══ COLLECTED MATERIAL

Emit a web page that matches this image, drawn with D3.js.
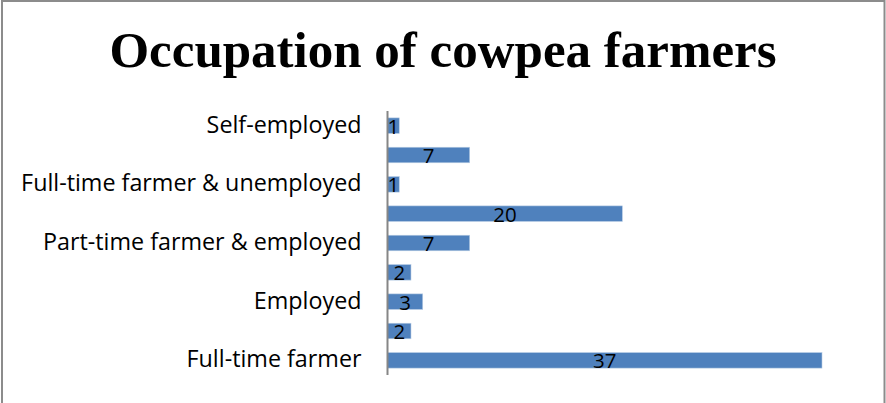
<!DOCTYPE html>
<html>
<head>
<meta charset="utf-8">
<script src="https://cdn.jsdelivr.net/npm/d3@7"></script>
<style>
  html, body { margin: 0; padding: 0; background: #fff; }
  svg { display: block; }
</style>
</head>
<body>
<svg id="chart" width="886" height="403"></svg>
<script>
// Occupations, bottom to top, with number of farmers in each
const categories = [
  "Full-time farmer",
  "Unemployed",
  "Employed",
  "Part-time farmer",
  "Part-time farmer & employed",
  "Full-time farmer & employed",
  "Full-time farmer & unemployed",
  "Part-time farmer & unemployed",
  "Self-employed"
];
const counts = [37, 2, 3, 2, 7, 20, 1, 7, 1];
// Only every other category is labelled on the axis
const shownLabels = [
  "Full-time farmer",
  "Employed",
  "Part-time farmer & employed",
  "Full-time farmer & unemployed",
  "Self-employed"
];

const svg = d3.select("#chart");
const W = 886, H = 403;

// outer chart frame
svg.append("rect")
  .attr("x", 2).attr("y", 1)
  .attr("width", W - 3.5).attr("height", H + 10)
  .attr("fill", "#fff")
  .attr("stroke", "#8c8c8c").attr("stroke-width", 2);

svg.append("text")
  .attr("x", 443).attr("y", 67)
  .attr("text-anchor", "middle")
  .attr("font-family", "Liberation Serif, serif")
  .attr("font-weight", "bold")
  .attr("font-size", 51)
  .attr("fill", "#000")
  .text("Occupation of cowpea farmers");

const x0 = 387.5;
const x = d3.scaleLinear().domain([0, 37]).range([x0, 822]);
const y = d3.scaleBand()
  .domain(categories.slice().reverse())
  .range([111, 375])
  .paddingInner(0.47)
  .paddingOuter(0.235);

const data = categories.map((c, i) => ({ cat: c, value: counts[i] }));

svg.selectAll("rect.bar")
  .data(data)
  .join("rect")
  .attr("class", "bar")
  .attr("x", x0)
  .attr("y", d => y(d.cat))
  .attr("width", d => x(d.value) - x0)
  .attr("height", y.bandwidth())
  .attr("fill", "#4f81bd")
  .attr("stroke", "#b9cde5")
  .attr("stroke-width", 0.6);

// category axis
const axis = d3.axisLeft(y)
  .tickSize(0)
  .tickPadding(26)
  .tickFormat(d => shownLabels.includes(d) ? d : "");
const gAxis = svg.append("g")
  .attr("transform", `translate(${x0},0)`)
  .call(axis);
gAxis.select(".domain")
  .attr("stroke", "#868686").attr("stroke-width", 2)
  .attr("d", `M0,111V375`);
gAxis.selectAll("text")
  .attr("font-family", "Open Sans, sans-serif")
  .attr("font-size", 23.3)
  .attr("fill", "#000")
  .attr("dy", "0.3em");

// value labels centred on each bar
svg.selectAll("text.val")
  .data(data)
  .join("text")
  .attr("class", "val")
  .attr("x", d => (x0 + x(d.value)) / 2)
  .attr("y", d => y(d.cat) + y.bandwidth() / 2 + 8)
  .attr("text-anchor", "middle")
  .attr("font-family", "Open Sans, sans-serif")
  .attr("font-size", 20.5)
  .attr("fill", "#000")
  .text(d => d.value);
</script>
</body>
</html>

════

### DIRECTION
Copy out each line word for word, please, skipping the images.

### COMPLETE RESPONSE
Emit a web page that matches this image, drawn with D3.js.
<!DOCTYPE html>
<html>
<head>
<meta charset="utf-8">
<script src="https://cdn.jsdelivr.net/npm/d3@7"></script>
<style>
  html, body { margin: 0; padding: 0; background: #fff; }
  svg { display: block; }
</style>
</head>
<body>
<svg id="chart" width="886" height="403"></svg>
<script>
// Occupations, bottom to top, with number of farmers in each
const categories = [
  "Full-time farmer",
  "Unemployed",
  "Employed",
  "Part-time farmer",
  "Part-time farmer & employed",
  "Full-time farmer & employed",
  "Full-time farmer & unemployed",
  "Part-time farmer & unemployed",
  "Self-employed"
];
const counts = [37, 2, 3, 2, 7, 20, 1, 7, 1];
// Only every other category is labelled on the axis
const shownLabels = [
  "Full-time farmer",
  "Employed",
  "Part-time farmer & employed",
  "Full-time farmer & unemployed",
  "Self-employed"
];

const svg = d3.select("#chart");
const W = 886, H = 403;

// outer chart frame
svg.append("rect")
  .attr("x", 2).attr("y", 1)
  .attr("width", W - 3.5).attr("height", H + 10)
  .attr("fill", "#fff")
  .attr("stroke", "#8c8c8c").attr("stroke-width", 2);

svg.append("text")
  .attr("x", 443).attr("y", 67)
  .attr("text-anchor", "middle")
  .attr("font-family", "Liberation Serif, serif")
  .attr("font-weight", "bold")
  .attr("font-size", 51)
  .attr("fill", "#000")
  .text("Occupation of cowpea farmers");

const x0 = 387.5;
const x = d3.scaleLinear().domain([0, 37]).range([x0, 822]);
const y = d3.scaleBand()
  .domain(categories.slice().reverse())
  .range([111, 375])
  .paddingInner(0.47)
  .paddingOuter(0.235);

const data = categories.map((c, i) => ({ cat: c, value: counts[i] }));

svg.selectAll("rect.bar")
  .data(data)
  .join("rect")
  .attr("class", "bar")
  .attr("x", x0)
  .attr("y", d => y(d.cat))
  .attr("width", d => x(d.value) - x0)
  .attr("height", y.bandwidth())
  .attr("fill", "#4f81bd")
  .attr("stroke", "#b9cde5")
  .attr("stroke-width", 0.6);

// category axis
const axis = d3.axisLeft(y)
  .tickSize(0)
  .tickPadding(26)
  .tickFormat(d => shownLabels.includes(d) ? d : "");
const gAxis = svg.append("g")
  .attr("transform", `translate(${x0},0)`)
  .call(axis);
gAxis.select(".domain")
  .attr("stroke", "#868686").attr("stroke-width", 2)
  .attr("d", `M0,111V375`);
gAxis.selectAll("text")
  .attr("font-family", "Open Sans, sans-serif")
  .attr("font-size", 23.3)
  .attr("fill", "#000")
  .attr("dy", "0.3em");

// value labels centred on each bar
svg.selectAll("text.val")
  .data(data)
  .join("text")
  .attr("class", "val")
  .attr("x", d => (x0 + x(d.value)) / 2)
  .attr("y", d => y(d.cat) + y.bandwidth() / 2 + 8)
  .attr("text-anchor", "middle")
  .attr("font-family", "Open Sans, sans-serif")
  .attr("font-size", 20.5)
  .attr("fill", "#000")
  .text(d => d.value);
</script>
</body>
</html>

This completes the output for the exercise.